Hostomel, a small city located just northwest of Kyiv near a lush forest, is a beautiful place for thousands of Ukrainians to call home. But five months ago, on February 24, when Russia invaded Ukraine and occupied Hostomel, life was violently transformed by bullets and shelling, destruction, and atrocities. The occupation of Hostomel has since ended, but the war continues and so does its impact on Hostomel and its citizens. Families have begun to return home to piece together fragments of their lives, and as they return, both hope and community persist. Recently a group of neighbors whose apartments were looted and almost completely destroyed by missiles and gunfire decided not to wait for the government to fix their homes, and instead created their own local fund where they could donate to rebuild their apartments and their community together.

Since the war in Ukraine began, there has been devastating violence against civilians; heartbreaking loss of life; and remarkable bravery, sacrifice, and resilience from Ukrainians both in and out of uniform.

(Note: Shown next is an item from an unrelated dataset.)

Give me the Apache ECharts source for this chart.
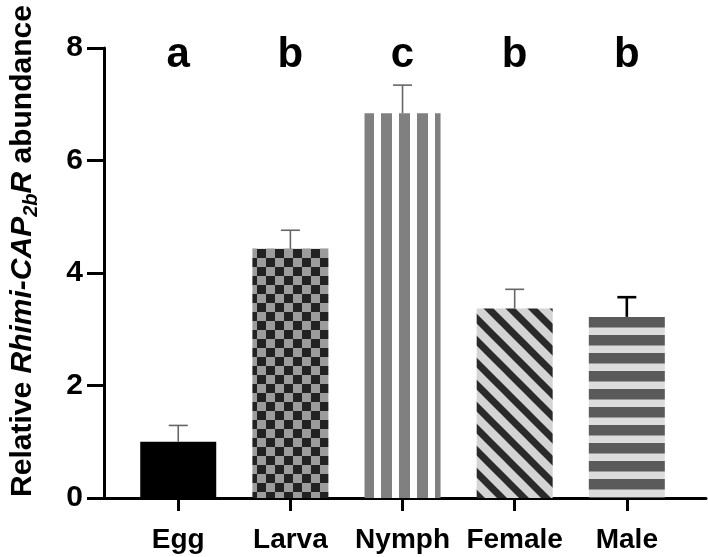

There have also been, as there often are during moments of crisis across the globe, inspiring acts of solidarity and generosity. Neighbors are taking care of each other and protecting homes others have been forced to leave behind, business owners and staff are using their facilities and equipment to respond to community needs outside of their normal operations, and local non-governmental organizations (NGOs) are continuing to provide the most vulnerable communities services while taking on new responsibilities of support and aid. Ukrainians are fighting a war for their freedom, and keeping hope alive that they will win. They also still have their jobs and daily responsibilities, they’re raising children and trying to shield them from trauma, they’re volunteering and responding to the needs of their neighbors, they’re uplifting social causes that can be forgotten in the fog of war but are nonetheless critical, and much more.